_What you need to do_
Pictures stay out of this copy, which runs from the first line of the material through the line containing "from matplotlib.ticker import".

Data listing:
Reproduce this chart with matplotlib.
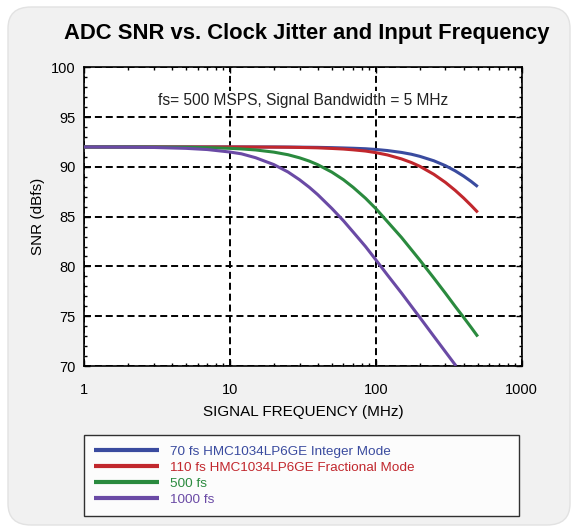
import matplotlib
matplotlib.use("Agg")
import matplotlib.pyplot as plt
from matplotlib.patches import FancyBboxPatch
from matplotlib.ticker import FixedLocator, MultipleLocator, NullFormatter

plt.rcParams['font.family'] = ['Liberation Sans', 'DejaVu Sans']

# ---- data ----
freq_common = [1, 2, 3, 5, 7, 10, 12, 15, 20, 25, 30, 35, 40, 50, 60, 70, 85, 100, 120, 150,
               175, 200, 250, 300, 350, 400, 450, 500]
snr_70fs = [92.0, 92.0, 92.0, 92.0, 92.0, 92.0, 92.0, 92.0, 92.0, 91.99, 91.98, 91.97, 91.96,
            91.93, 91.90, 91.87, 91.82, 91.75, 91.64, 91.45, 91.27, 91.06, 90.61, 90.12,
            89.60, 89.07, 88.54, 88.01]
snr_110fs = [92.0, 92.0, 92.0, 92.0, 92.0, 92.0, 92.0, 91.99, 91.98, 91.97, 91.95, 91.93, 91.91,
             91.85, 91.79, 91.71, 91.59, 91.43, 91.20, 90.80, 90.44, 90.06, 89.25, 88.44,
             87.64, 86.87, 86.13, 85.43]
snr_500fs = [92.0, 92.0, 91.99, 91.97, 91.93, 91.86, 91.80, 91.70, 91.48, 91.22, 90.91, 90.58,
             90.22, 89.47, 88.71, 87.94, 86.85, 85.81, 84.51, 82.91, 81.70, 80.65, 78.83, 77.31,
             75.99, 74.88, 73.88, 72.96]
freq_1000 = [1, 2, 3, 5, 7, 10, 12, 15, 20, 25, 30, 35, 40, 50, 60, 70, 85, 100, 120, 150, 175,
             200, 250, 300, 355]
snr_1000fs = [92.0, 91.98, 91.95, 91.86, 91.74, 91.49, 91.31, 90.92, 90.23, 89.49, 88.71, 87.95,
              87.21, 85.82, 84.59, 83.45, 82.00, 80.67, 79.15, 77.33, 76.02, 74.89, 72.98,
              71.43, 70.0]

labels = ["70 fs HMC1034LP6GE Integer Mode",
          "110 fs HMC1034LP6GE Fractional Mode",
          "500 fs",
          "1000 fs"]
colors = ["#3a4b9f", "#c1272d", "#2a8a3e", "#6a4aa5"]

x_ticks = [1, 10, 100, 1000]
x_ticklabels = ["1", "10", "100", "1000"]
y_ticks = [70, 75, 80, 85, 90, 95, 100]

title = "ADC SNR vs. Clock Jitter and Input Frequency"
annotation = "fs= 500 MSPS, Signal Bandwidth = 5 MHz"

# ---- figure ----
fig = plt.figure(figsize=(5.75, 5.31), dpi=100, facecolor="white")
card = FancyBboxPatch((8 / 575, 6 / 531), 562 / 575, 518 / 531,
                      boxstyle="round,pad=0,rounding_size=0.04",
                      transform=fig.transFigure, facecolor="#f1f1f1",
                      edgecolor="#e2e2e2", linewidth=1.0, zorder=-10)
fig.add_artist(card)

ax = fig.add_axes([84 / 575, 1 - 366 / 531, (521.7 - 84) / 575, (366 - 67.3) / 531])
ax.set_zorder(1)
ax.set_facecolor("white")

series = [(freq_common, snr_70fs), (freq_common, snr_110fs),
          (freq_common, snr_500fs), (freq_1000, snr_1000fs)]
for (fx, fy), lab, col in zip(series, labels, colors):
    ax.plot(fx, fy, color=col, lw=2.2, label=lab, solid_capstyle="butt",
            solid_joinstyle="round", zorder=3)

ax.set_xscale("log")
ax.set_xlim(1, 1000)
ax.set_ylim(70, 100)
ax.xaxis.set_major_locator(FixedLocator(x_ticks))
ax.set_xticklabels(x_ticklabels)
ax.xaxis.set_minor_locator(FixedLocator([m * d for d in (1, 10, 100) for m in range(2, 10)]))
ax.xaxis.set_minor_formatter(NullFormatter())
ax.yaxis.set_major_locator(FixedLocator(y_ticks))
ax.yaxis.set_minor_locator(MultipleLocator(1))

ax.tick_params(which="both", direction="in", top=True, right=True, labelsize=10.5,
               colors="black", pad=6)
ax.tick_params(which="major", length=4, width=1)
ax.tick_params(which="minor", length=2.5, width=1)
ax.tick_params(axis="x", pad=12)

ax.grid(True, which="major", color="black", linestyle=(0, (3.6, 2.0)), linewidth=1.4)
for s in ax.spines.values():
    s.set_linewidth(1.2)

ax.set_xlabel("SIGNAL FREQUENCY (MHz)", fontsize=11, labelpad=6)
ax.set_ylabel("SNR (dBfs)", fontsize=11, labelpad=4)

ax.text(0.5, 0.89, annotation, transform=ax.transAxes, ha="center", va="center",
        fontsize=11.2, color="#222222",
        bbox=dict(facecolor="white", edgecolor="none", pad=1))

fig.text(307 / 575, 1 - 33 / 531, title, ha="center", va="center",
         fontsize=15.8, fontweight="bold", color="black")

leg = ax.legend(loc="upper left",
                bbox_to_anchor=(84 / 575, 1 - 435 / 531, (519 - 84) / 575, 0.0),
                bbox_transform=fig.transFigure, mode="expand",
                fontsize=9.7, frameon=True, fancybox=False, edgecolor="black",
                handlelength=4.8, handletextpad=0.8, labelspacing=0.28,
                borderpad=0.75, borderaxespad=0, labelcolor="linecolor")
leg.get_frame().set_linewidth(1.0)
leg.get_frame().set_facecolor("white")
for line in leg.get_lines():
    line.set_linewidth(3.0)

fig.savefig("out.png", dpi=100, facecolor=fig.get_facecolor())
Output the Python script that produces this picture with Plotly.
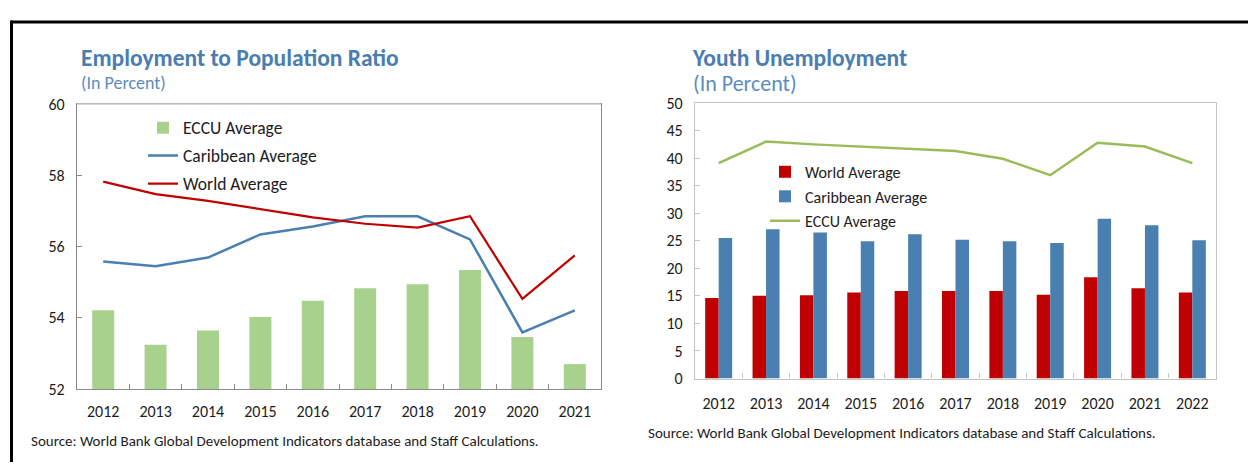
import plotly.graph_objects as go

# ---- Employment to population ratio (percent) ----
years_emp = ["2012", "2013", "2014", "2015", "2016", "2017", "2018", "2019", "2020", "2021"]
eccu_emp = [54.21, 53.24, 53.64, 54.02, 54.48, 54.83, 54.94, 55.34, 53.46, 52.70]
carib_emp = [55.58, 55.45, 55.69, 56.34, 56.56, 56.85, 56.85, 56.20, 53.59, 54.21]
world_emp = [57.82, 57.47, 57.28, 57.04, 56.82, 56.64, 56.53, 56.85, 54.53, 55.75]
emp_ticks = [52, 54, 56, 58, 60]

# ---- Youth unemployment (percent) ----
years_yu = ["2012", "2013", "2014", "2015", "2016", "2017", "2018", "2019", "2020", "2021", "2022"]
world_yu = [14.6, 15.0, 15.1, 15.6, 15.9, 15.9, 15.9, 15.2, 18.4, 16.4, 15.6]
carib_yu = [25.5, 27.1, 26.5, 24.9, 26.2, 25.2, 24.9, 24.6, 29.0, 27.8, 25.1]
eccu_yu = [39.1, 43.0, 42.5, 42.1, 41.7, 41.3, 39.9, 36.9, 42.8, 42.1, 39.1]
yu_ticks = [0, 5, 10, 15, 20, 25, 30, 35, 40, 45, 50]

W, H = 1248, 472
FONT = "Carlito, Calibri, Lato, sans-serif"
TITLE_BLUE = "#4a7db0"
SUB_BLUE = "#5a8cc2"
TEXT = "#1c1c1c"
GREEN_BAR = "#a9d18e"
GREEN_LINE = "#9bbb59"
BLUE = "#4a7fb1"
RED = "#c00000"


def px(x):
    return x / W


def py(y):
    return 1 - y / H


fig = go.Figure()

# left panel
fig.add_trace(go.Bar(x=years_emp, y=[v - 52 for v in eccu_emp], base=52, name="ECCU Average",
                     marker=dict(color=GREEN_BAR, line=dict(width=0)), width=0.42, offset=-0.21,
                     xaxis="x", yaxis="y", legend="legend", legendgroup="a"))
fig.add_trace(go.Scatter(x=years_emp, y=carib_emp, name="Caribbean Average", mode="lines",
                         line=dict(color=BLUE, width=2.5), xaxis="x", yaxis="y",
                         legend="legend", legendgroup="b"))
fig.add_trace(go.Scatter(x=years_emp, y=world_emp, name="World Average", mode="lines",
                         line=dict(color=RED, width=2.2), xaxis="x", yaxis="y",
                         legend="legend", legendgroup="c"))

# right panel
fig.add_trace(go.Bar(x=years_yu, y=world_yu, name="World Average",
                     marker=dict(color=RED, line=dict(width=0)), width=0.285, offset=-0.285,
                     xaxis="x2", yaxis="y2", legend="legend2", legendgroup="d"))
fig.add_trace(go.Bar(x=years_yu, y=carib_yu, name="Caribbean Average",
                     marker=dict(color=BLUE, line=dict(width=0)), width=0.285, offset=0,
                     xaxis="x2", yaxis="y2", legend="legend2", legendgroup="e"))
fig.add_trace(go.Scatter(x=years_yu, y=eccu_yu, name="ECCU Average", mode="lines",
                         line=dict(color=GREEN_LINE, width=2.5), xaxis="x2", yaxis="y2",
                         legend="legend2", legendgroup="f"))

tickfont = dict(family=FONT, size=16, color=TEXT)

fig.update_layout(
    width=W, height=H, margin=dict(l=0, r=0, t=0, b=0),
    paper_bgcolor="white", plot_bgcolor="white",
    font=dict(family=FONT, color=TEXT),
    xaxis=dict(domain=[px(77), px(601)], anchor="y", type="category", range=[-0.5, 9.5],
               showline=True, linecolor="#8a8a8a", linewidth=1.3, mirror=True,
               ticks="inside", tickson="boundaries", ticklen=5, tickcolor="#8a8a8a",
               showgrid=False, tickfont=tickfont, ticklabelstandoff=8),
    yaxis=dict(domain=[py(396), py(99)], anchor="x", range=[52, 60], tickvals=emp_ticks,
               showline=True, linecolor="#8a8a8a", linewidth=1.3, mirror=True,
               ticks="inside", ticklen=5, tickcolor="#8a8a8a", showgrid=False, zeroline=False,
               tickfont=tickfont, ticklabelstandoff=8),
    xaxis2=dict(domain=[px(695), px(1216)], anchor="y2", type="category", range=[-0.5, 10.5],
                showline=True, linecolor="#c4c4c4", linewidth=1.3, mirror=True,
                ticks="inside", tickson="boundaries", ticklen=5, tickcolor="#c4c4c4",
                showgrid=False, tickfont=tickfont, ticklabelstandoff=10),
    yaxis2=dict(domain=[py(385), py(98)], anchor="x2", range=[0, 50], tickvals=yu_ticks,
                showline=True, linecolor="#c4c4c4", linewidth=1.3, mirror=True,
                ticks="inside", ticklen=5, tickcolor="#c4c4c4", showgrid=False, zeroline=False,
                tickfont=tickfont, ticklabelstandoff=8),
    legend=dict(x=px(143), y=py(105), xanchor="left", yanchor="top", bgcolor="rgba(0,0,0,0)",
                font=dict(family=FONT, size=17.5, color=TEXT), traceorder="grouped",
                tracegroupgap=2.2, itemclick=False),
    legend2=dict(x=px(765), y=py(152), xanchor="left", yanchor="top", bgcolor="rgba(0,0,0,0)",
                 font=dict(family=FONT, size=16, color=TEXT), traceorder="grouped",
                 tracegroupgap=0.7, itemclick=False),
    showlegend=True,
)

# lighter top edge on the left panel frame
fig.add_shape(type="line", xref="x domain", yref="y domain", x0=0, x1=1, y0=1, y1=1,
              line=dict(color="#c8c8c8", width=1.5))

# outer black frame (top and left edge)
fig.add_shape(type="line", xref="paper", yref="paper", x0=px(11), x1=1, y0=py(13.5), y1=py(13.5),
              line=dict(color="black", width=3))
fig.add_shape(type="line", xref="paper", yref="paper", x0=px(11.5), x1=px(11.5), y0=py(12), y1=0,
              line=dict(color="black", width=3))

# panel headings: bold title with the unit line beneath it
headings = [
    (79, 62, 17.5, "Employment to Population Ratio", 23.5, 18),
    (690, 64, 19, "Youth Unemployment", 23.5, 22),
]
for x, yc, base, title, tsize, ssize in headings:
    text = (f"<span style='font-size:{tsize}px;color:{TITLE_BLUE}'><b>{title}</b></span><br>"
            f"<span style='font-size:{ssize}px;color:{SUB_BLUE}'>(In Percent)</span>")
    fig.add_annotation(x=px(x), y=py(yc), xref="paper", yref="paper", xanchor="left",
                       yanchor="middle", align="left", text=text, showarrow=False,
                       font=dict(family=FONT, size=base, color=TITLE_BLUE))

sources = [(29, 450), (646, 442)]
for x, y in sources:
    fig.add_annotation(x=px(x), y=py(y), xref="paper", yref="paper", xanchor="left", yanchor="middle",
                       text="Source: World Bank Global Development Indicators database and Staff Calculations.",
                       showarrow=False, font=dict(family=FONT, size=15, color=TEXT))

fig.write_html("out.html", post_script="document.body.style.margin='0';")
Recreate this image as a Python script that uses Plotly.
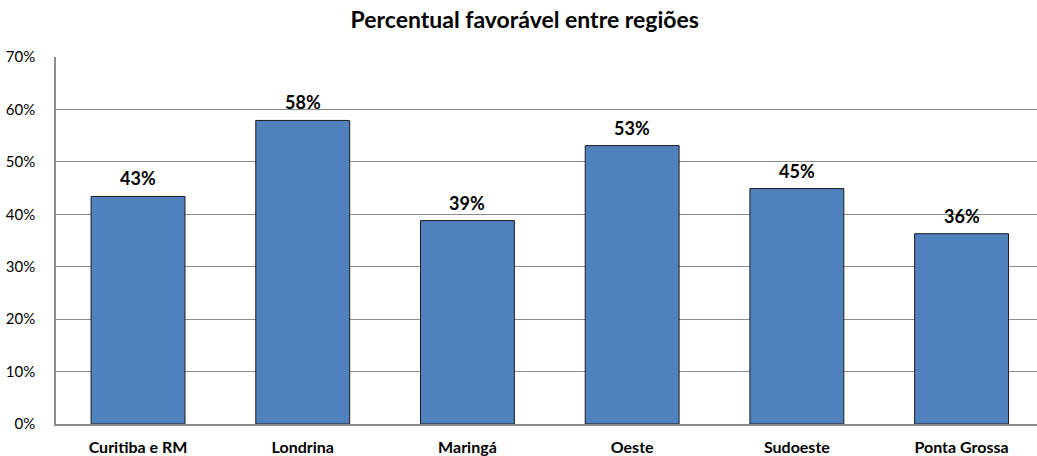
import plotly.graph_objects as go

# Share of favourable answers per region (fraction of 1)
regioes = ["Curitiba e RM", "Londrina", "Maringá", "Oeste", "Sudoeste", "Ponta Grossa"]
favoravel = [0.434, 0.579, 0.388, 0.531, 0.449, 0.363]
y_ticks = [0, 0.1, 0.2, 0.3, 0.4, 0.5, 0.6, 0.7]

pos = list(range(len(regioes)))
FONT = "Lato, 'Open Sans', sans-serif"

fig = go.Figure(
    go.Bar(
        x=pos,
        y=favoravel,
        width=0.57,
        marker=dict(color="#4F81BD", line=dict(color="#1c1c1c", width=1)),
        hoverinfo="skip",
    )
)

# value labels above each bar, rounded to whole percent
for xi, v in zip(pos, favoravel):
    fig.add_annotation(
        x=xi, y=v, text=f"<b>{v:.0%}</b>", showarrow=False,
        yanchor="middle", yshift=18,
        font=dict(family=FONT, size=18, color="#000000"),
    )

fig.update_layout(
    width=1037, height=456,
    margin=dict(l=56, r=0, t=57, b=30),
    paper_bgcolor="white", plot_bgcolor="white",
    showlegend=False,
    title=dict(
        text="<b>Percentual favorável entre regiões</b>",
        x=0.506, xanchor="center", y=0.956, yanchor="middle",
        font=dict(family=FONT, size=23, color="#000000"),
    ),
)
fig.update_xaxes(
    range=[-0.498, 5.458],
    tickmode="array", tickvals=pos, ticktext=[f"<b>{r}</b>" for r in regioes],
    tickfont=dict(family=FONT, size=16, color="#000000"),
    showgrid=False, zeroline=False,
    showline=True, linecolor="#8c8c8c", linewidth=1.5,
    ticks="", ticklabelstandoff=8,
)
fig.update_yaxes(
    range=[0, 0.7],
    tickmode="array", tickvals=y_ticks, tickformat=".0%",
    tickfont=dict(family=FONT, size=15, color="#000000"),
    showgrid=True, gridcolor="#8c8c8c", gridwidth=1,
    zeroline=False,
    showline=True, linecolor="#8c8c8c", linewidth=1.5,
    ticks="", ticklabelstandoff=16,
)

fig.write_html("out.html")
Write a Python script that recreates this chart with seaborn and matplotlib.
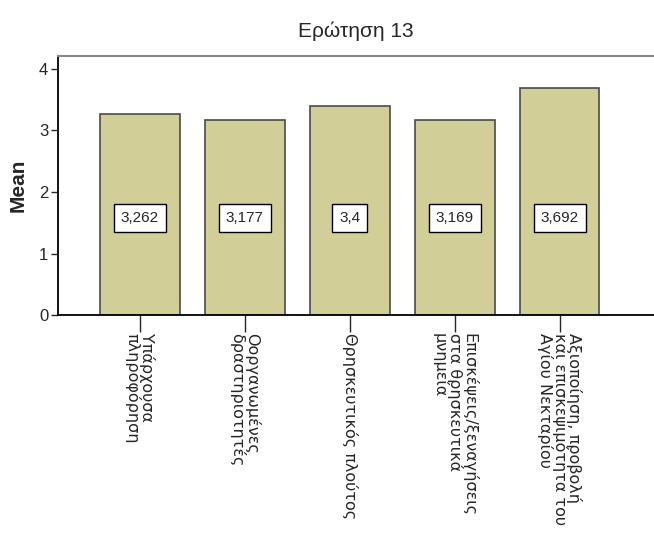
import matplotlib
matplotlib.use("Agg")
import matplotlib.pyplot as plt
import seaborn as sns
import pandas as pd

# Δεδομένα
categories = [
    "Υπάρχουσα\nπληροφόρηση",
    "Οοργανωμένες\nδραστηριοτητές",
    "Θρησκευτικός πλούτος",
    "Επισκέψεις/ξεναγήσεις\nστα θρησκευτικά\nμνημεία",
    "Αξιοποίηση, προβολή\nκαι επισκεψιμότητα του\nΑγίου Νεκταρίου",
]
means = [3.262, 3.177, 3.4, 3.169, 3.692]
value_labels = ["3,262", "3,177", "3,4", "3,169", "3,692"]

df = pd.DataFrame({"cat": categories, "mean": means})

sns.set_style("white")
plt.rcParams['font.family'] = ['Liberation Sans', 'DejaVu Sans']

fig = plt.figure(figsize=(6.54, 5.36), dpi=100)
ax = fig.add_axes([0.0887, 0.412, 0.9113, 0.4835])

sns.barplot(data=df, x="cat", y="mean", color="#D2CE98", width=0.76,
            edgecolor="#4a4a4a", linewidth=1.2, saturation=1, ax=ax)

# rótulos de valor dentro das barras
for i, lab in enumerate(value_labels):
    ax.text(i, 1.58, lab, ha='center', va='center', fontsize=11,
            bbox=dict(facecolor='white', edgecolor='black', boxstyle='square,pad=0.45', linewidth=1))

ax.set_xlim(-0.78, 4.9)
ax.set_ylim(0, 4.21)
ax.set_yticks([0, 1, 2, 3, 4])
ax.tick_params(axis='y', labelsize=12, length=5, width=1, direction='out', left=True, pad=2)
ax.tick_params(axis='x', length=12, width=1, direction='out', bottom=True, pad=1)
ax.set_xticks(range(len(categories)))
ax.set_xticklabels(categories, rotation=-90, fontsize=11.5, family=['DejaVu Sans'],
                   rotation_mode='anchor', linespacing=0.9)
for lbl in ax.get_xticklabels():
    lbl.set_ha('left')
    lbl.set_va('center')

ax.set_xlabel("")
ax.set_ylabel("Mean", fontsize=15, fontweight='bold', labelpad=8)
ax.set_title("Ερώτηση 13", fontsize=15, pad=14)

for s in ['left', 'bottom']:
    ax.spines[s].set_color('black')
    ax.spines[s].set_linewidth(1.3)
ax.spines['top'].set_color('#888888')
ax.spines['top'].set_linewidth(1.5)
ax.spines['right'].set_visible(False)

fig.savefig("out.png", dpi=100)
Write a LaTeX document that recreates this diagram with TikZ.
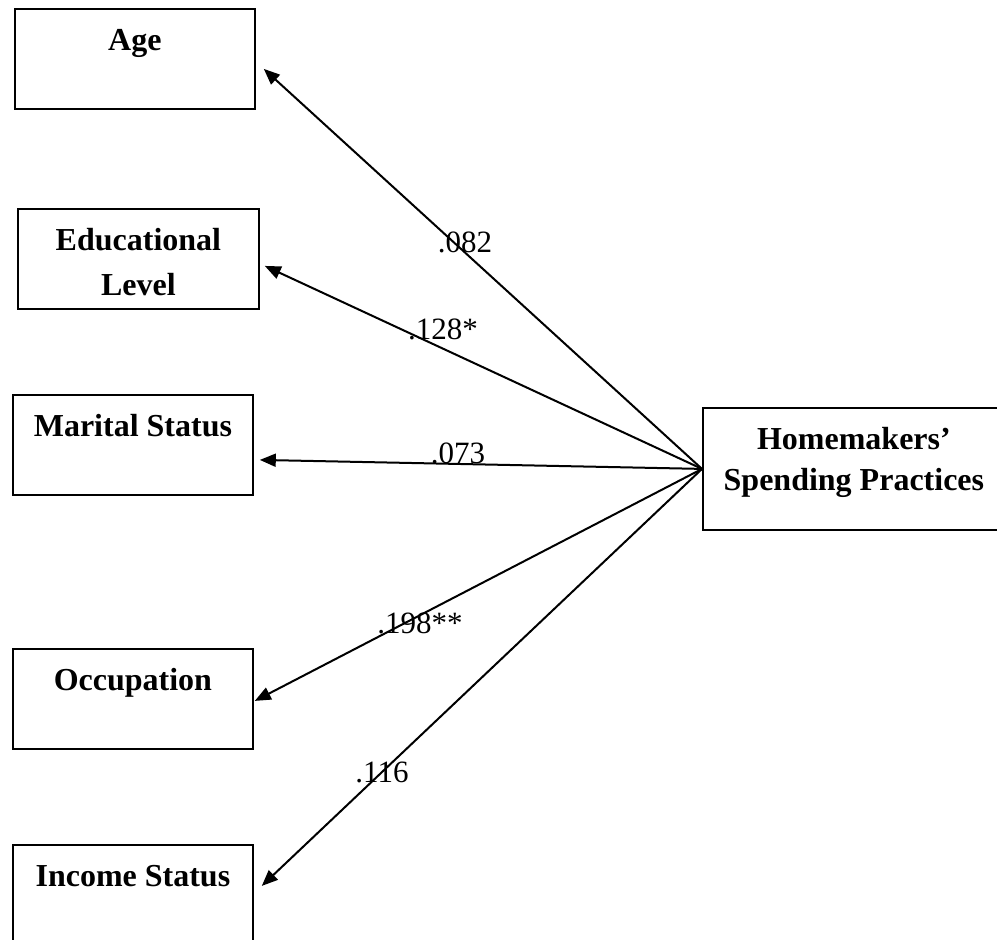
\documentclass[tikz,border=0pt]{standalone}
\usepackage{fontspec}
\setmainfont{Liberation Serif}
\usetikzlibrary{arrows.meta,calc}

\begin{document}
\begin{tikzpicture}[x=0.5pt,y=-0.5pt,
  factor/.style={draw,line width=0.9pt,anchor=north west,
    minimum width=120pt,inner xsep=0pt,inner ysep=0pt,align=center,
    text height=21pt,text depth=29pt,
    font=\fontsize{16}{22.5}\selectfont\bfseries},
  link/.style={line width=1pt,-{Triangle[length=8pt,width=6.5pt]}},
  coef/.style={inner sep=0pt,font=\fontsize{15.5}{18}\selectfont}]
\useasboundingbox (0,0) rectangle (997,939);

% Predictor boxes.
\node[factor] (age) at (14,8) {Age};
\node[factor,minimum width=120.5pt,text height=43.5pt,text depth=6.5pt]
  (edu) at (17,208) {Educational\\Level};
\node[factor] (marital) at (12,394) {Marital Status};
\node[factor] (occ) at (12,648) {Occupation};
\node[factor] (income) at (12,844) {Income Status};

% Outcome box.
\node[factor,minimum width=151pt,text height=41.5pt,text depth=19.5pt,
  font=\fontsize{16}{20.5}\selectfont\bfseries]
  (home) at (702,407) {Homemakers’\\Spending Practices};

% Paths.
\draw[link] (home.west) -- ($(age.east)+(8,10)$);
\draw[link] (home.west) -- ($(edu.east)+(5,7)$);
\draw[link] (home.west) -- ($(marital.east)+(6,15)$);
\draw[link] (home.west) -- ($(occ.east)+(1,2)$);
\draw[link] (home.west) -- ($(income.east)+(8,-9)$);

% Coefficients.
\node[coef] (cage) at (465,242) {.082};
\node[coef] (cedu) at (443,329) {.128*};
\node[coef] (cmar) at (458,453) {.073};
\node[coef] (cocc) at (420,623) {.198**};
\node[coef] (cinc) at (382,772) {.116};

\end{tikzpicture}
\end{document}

_Output below_
Reproduce this chart with matplotlib.
import matplotlib
matplotlib.use("Agg")
import matplotlib.pyplot as plt
from matplotlib.patches import FancyBboxPatch
from matplotlib.ticker import FixedLocator, MultipleLocator, NullFormatter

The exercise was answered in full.